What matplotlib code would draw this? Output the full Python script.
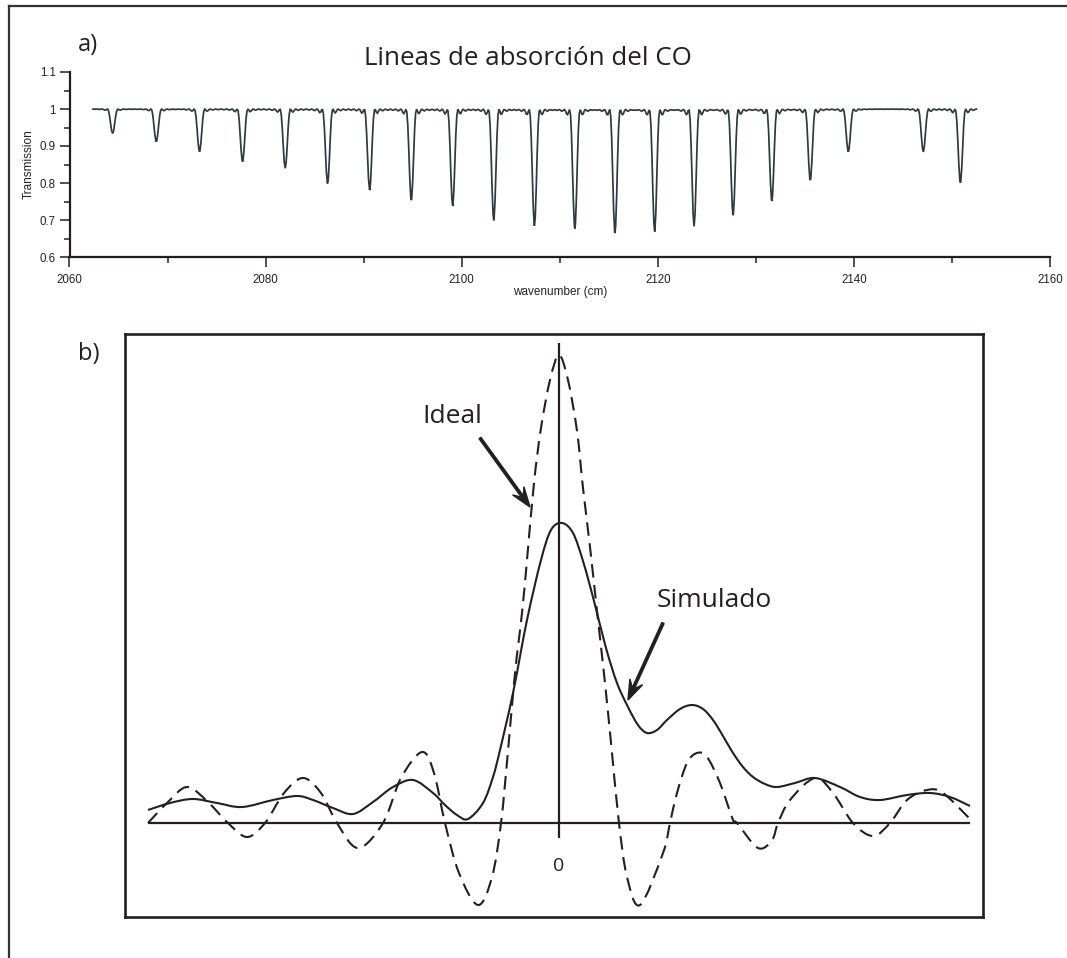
import numpy as np
import matplotlib
matplotlib.use("Agg")
import matplotlib.pyplot as plt
from matplotlib.path import Path
from matplotlib.patches import PathPatch
from matplotlib.lines import Line2D
from matplotlib.ticker import MultipleLocator, FuncFormatter

# ---- panel a: CO rovibrational lines (P and R branch) ----
line_centers = [2064.40, 2068.85, 2073.26, 2077.65, 2082.00, 2086.32, 2090.61,
                2094.86, 2099.08, 2103.27, 2107.42, 2111.54, 2115.63, 2119.68,
                2123.70, 2127.68, 2131.63, 2135.55, 2139.43, 2147.08, 2150.86]
line_minima = [0.934, 0.912, 0.885, 0.858, 0.840, 0.799, 0.781,
               0.754, 0.739, 0.700, 0.686, 0.678, 0.666, 0.670,
               0.684, 0.714, 0.752, 0.808, 0.885, 0.885, 0.801]
spectrum_start, spectrum_end = 2062.4, 2152.6
x_ticks = [2060, 2080, 2100, 2120, 2140, 2160]
y_ticks = [0.6, 0.7, 0.8, 0.9, 1.0, 1.1]

# ---- panel b: instrument line shapes (u: offset, h: height above baseline) ----
ideal_u = [-411, -392, -372, -352, -331, -312, -294, -275, -256, -238, -222,
           -201, -176, -158, -137, -125, -114, -100, -81, -67, -58, -51, -44,
           -37, -32, -25, -18, -9, 0, 9, 18, 24, 31, 38, 46, 53, 60, 68, 81,
           104, 111, 118, 128, 138, 148, 161, 174, 178, 199, 213, 219, 231,
           256, 274, 294, 314, 331, 348, 368, 384, 411]
ideal_h = [0, 20, 36, 22, 0, -14, 0, 30, 45, 30, 0,
           -25, 0, 45, 71, 50, 0, -50, -82, -54, 0, 72, 150,
           210, 263, 340, 395, 443, 468, 443, 392, 335, 276, 212, 140, 70, 0, -54, -82,
           -30, 0, 30, 60, 70, 66, 40, 3, 0, -25, -17, 0, 23,
           45, 30, 0, -13, 0, 23, 33, 30, 4]
sim_u = [-411, -389, -366, -342, -317, -286, -262, -246, -226, -206, -186,
         -166, -146, -126, -114, -102, -91, -76, -66, -59, -46, -32, -18,
         -8, 3, 14, 24, 35, 47, 58, 69, 79, 88, 98, 108, 121, 133, 144, 154,
         164, 174, 184, 194, 206, 218, 236, 256, 281, 301, 321, 348, 371,
         391, 411]
sim_h = [13, 20, 24, 20, 16, 23, 27, 23, 15, 9, 21,
         36, 43, 30, 18, 8, 4, 20, 46, 73, 130, 203, 263,
         293, 300, 290, 262, 222, 175, 140, 116, 98, 90, 93, 103, 114, 118, 114, 103,
         87, 70, 56, 46, 39, 36, 40, 45, 36, 26, 23, 28, 30,
         26, 17]

INK = "#231f20"
SPEC = "#2e3b3d"

W, H = 1067, 958
fig = plt.figure(figsize=(W / 100, H / 100), dpi=100)
fig.patch.set_facecolor("white")


def fx(px):
    return px / W


def fy(py):
    return 1 - py / H


# outer frame (left and top edges)
fig.add_artist(Line2D([fx(9), fx(9)], [0, fy(5.5)], color="#333333", lw=1.6))
fig.add_artist(Line2D([fx(9), 1.0], [fy(5.5), fy(5.5)], color="#333333", lw=1.6))

# ---------------- panel a ----------------
ax1 = fig.add_axes([fx(69.5), fy(257), fx(1050) - fx(69.5), fy(72) - fy(257)])
grid = np.arange(spectrum_start, spectrum_end, 0.1)
nu = np.union1d(grid, line_centers)
width = 0.54
trans = np.ones_like(nu)
for c, m in zip(line_centers, line_minima):
    trans -= (1 - m) * np.sinc((nu - c) / width) ** 2
ax1.plot(nu, trans, color=SPEC, lw=1.25, solid_joinstyle="miter")

ax1.set_xlim(2060, 2160)
ax1.set_ylim(0.6, 1.1)
for s in ("top", "right"):
    ax1.spines[s].set_visible(False)
for s in ("left", "bottom"):
    ax1.spines[s].set_linewidth(1.6)
    ax1.spines[s].set_color(INK)
ax1.set_xticks(x_ticks)
ax1.set_yticks(y_ticks)
ax1.xaxis.set_minor_locator(MultipleLocator(10))
ax1.yaxis.set_minor_locator(MultipleLocator(0.05))
ax1.yaxis.set_major_formatter(FuncFormatter(lambda v, p: f"{v:g}"))
ax1.tick_params(axis="both", which="major", length=7, width=1.1, color=INK,
                labelsize=8.3, labelcolor="#222222")
ax1.tick_params(axis="both", which="minor", length=4.5, width=1.1, color=INK)
ax1.tick_params(axis="x", which="major", pad=5)
ax1.tick_params(axis="y", which="major", pad=3)
for lab in ax1.get_xticklabels() + ax1.get_yticklabels():
    lab.set_family("Liberation Sans")
ax1.set_xlabel("wavenumber (cm)", family="Liberation Sans", fontsize=8.5,
               color="#222222")
ax1.set_ylabel("Transmission", family="Liberation Sans", fontsize=8.5,
               color="#222222")
ax1.xaxis.set_label_coords(0.5, -0.157)
ax1.yaxis.set_label_coords(-0.035, 0.5)

fig.text(fx(528), fy(65), "Lineas de absorción del CO", family="Open Sans",
         fontsize=18.6, color=INK, ha="center", va="baseline")
fig.text(fx(78), fy(51), "a)", family="Open Sans", fontsize=17, color=INK,
         ha="left", va="baseline")

# ---------------- panel b ----------------
ax2 = fig.add_axes([fx(125), fy(917), fx(983) - fx(125), fy(334) - fy(917)])
ax2.set_xlim(125 - 559, 983 - 559)
ax2.set_ylim(823 - 917, 823 - 334)
ax2.set_xticks([])
ax2.set_yticks([])
for s in ax2.spines.values():
    s.set_linewidth(1.9)
    s.set_color(INK)


def smooth_path(us, hs):
    pts = np.column_stack([us, hs]).astype(float)
    verts = [pts[0]]
    codes = [Path.MOVETO]
    n = len(pts)
    for i in range(n - 1):
        p0 = pts[i - 1] if i > 0 else pts[i]
        p1 = pts[i]
        p2 = pts[i + 1]
        p3 = pts[i + 2] if i + 2 < n else pts[i + 1]
        verts += [p1 + (p2 - p0) / 6.0, p2 - (p3 - p1) / 6.0, p2]
        codes += [Path.CURVE4] * 3
    return Path(verts, codes)


# axes of the line-shape sketch
ax2.plot([-411, 411], [0, 0], color=INK, lw=1.6, solid_capstyle="butt")
ax2.plot([0, 0], [-15, 480], color=INK, lw=1.6, solid_capstyle="butt")

ax2.add_patch(PathPatch(smooth_path(ideal_u, ideal_h), fill=False, ec=INK,
                        lw=1.5, linestyle=(0, (6.5, 3.6)), capstyle="butt"))
ax2.add_patch(PathPatch(smooth_path(sim_u, sim_h), fill=False, ec=INK,
                        lw=1.5))

ax2.text(0, -43, "0", family="Open Sans", fontsize=14, color=INK,
         ha="center", va="center")

ax2.text(-137, 400, "Ideal", family="Open Sans", fontsize=19, color=INK,
         ha="left", va="baseline")
ax2.text(98, 216, "Simulado", family="Open Sans", fontsize=19, color=INK,
         ha="left", va="baseline")

ax2.arrow(-79, 385, 50, -69, width=2.4, head_width=14, head_length=20,
          overhang=0.35, length_includes_head=True, color=INK)
ax2.arrow(104, 200, -35, -77, width=2.4, head_width=14, head_length=20,
          overhang=0.35, length_includes_head=True, color=INK)

fig.text(fx(78), fy(360), "b)", family="Open Sans", fontsize=17, color=INK,
         ha="left", va="baseline")

fig.savefig("out.png", dpi=100, facecolor="white")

TASK OBJECTIVE => Quote all the lines above exactly as given. Do not include the pictures.

EXPECTED ANSWER =>
What matplotlib code would draw this? Output the full Python script.
import numpy as np
import matplotlib
matplotlib.use("Agg")
import matplotlib.pyplot as plt
from matplotlib.path import Path
from matplotlib.patches import PathPatch
from matplotlib.lines import Line2D
from matplotlib.ticker import MultipleLocator, FuncFormatter

# ---- panel a: CO rovibrational lines (P and R branch) ----
line_centers = [2064.40, 2068.85, 2073.26, 2077.65, 2082.00, 2086.32, 2090.61,
                2094.86, 2099.08, 2103.27, 2107.42, 2111.54, 2115.63, 2119.68,
                2123.70, 2127.68, 2131.63, 2135.55, 2139.43, 2147.08, 2150.86]
line_minima = [0.934, 0.912, 0.885, 0.858, 0.840, 0.799, 0.781,
               0.754, 0.739, 0.700, 0.686, 0.678, 0.666, 0.670,
               0.684, 0.714, 0.752, 0.808, 0.885, 0.885, 0.801]
spectrum_start, spectrum_end = 2062.4, 2152.6
x_ticks = [2060, 2080, 2100, 2120, 2140, 2160]
y_ticks = [0.6, 0.7, 0.8, 0.9, 1.0, 1.1]

# ---- panel b: instrument line shapes (u: offset, h: height above baseline) ----
ideal_u = [-411, -392, -372, -352, -331, -312, -294, -275, -256, -238, -222,
           -201, -176, -158, -137, -125, -114, -100, -81, -67, -58, -51, -44,
           -37, -32, -25, -18, -9, 0, 9, 18, 24, 31, 38, 46, 53, 60, 68, 81,
           104, 111, 118, 128, 138, 148, 161, 174, 178, 199, 213, 219, 231,
           256, 274, 294, 314, 331, 348, 368, 384, 411]
ideal_h = [0, 20, 36, 22, 0, -14, 0, 30, 45, 30, 0,
           -25, 0, 45, 71, 50, 0, -50, -82, -54, 0, 72, 150,
           210, 263, 340, 395, 443, 468, 443, 392, 335, 276, 212, 140, 70, 0, -54, -82,
           -30, 0, 30, 60, 70, 66, 40, 3, 0, -25, -17, 0, 23,
           45, 30, 0, -13, 0, 23, 33, 30, 4]
sim_u = [-411, -389, -366, -342, -317, -286, -262, -246, -226, -206, -186,
         -166, -146, -126, -114, -102, -91, -76, -66, -59, -46, -32, -18,
         -8, 3, 14, 24, 35, 47, 58, 69, 79, 88, 98, 108, 121, 133, 144, 154,
         164, 174, 184, 194, 206, 218, 236, 256, 281, 301, 321, 348, 371,
         391, 411]
sim_h = [13, 20, 24, 20, 16, 23, 27, 23, 15, 9, 21,
         36, 43, 30, 18, 8, 4, 20, 46, 73, 130, 203, 263,
         293, 300, 290, 262, 222, 175, 140, 116, 98, 90, 93, 103, 114, 118, 114, 103,
         87, 70, 56, 46, 39, 36, 40, 45, 36, 26, 23, 28, 30,
         26, 17]

INK = "#231f20"
SPEC = "#2e3b3d"

W, H = 1067, 958
fig = plt.figure(figsize=(W / 100, H / 100), dpi=100)
fig.patch.set_facecolor("white")


def fx(px):
    return px / W


def fy(py):
    return 1 - py / H


# outer frame (left and top edges)
fig.add_artist(Line2D([fx(9), fx(9)], [0, fy(5.5)], color="#333333", lw=1.6))
fig.add_artist(Line2D([fx(9), 1.0], [fy(5.5), fy(5.5)], color="#333333", lw=1.6))

# ---------------- panel a ----------------
ax1 = fig.add_axes([fx(69.5), fy(257), fx(1050) - fx(69.5), fy(72) - fy(257)])
grid = np.arange(spectrum_start, spectrum_end, 0.1)
nu = np.union1d(grid, line_centers)
width = 0.54
trans = np.ones_like(nu)
for c, m in zip(line_centers, line_minima):
    trans -= (1 - m) * np.sinc((nu - c) / width) ** 2
ax1.plot(nu, trans, color=SPEC, lw=1.25, solid_joinstyle="miter")

ax1.set_xlim(2060, 2160)
ax1.set_ylim(0.6, 1.1)
for s in ("top", "right"):
    ax1.spines[s].set_visible(False)
for s in ("left", "bottom"):
    ax1.spines[s].set_linewidth(1.6)
    ax1.spines[s].set_color(INK)
ax1.set_xticks(x_ticks)
ax1.set_yticks(y_ticks)
ax1.xaxis.set_minor_locator(MultipleLocator(10))
ax1.yaxis.set_minor_locator(MultipleLocator(0.05))
ax1.yaxis.set_major_formatter(FuncFormatter(lambda v, p: f"{v:g}"))
ax1.tick_params(axis="both", which="major", length=7, width=1.1, color=INK,
                labelsize=8.3, labelcolor="#222222")
ax1.tick_params(axis="both", which="minor", length=4.5, width=1.1, color=INK)
ax1.tick_params(axis="x", which="major", pad=5)
ax1.tick_params(axis="y", which="major", pad=3)
for lab in ax1.get_xticklabels() + ax1.get_yticklabels():
    lab.set_family("Liberation Sans")
ax1.set_xlabel("wavenumber (cm)", family="Liberation Sans", fontsize=8.5,
               color="#222222")
ax1.set_ylabel("Transmission", family="Liberation Sans", fontsize=8.5,
               color="#222222")
ax1.xaxis.set_label_coords(0.5, -0.157)
ax1.yaxis.set_label_coords(-0.035, 0.5)

fig.text(fx(528), fy(65), "Lineas de absorción del CO", family="Open Sans",
         fontsize=18.6, color=INK, ha="center", va="baseline")
fig.text(fx(78), fy(51), "a)", family="Open Sans", fontsize=17, color=INK,
         ha="left", va="baseline")

# ---------------- panel b ----------------
ax2 = fig.add_axes([fx(125), fy(917), fx(983) - fx(125), fy(334) - fy(917)])
ax2.set_xlim(125 - 559, 983 - 559)
ax2.set_ylim(823 - 917, 823 - 334)
ax2.set_xticks([])
ax2.set_yticks([])
for s in ax2.spines.values():
    s.set_linewidth(1.9)
    s.set_color(INK)


def smooth_path(us, hs):
    pts = np.column_stack([us, hs]).astype(float)
    verts = [pts[0]]
    codes = [Path.MOVETO]
    n = len(pts)
    for i in range(n - 1):
        p0 = pts[i - 1] if i > 0 else pts[i]
        p1 = pts[i]
        p2 = pts[i + 1]
        p3 = pts[i + 2] if i + 2 < n else pts[i + 1]
        verts += [p1 + (p2 - p0) / 6.0, p2 - (p3 - p1) / 6.0, p2]
        codes += [Path.CURVE4] * 3
    return Path(verts, codes)


# axes of the line-shape sketch
ax2.plot([-411, 411], [0, 0], color=INK, lw=1.6, solid_capstyle="butt")
ax2.plot([0, 0], [-15, 480], color=INK, lw=1.6, solid_capstyle="butt")

ax2.add_patch(PathPatch(smooth_path(ideal_u, ideal_h), fill=False, ec=INK,
                        lw=1.5, linestyle=(0, (6.5, 3.6)), capstyle="butt"))
ax2.add_patch(PathPatch(smooth_path(sim_u, sim_h), fill=False, ec=INK,
                        lw=1.5))

ax2.text(0, -43, "0", family="Open Sans", fontsize=14, color=INK,
         ha="center", va="center")

ax2.text(-137, 400, "Ideal", family="Open Sans", fontsize=19, color=INK,
         ha="left", va="baseline")
ax2.text(98, 216, "Simulado", family="Open Sans", fontsize=19, color=INK,
         ha="left", va="baseline")

ax2.arrow(-79, 385, 50, -69, width=2.4, head_width=14, head_length=20,
          overhang=0.35, length_includes_head=True, color=INK)
ax2.arrow(104, 200, -35, -77, width=2.4, head_width=14, head_length=20,
          overhang=0.35, length_includes_head=True, color=INK)

fig.text(fx(78), fy(360), "b)", family="Open Sans", fontsize=17, color=INK,
         ha="left", va="baseline")

fig.savefig("out.png", dpi=100, facecolor="white")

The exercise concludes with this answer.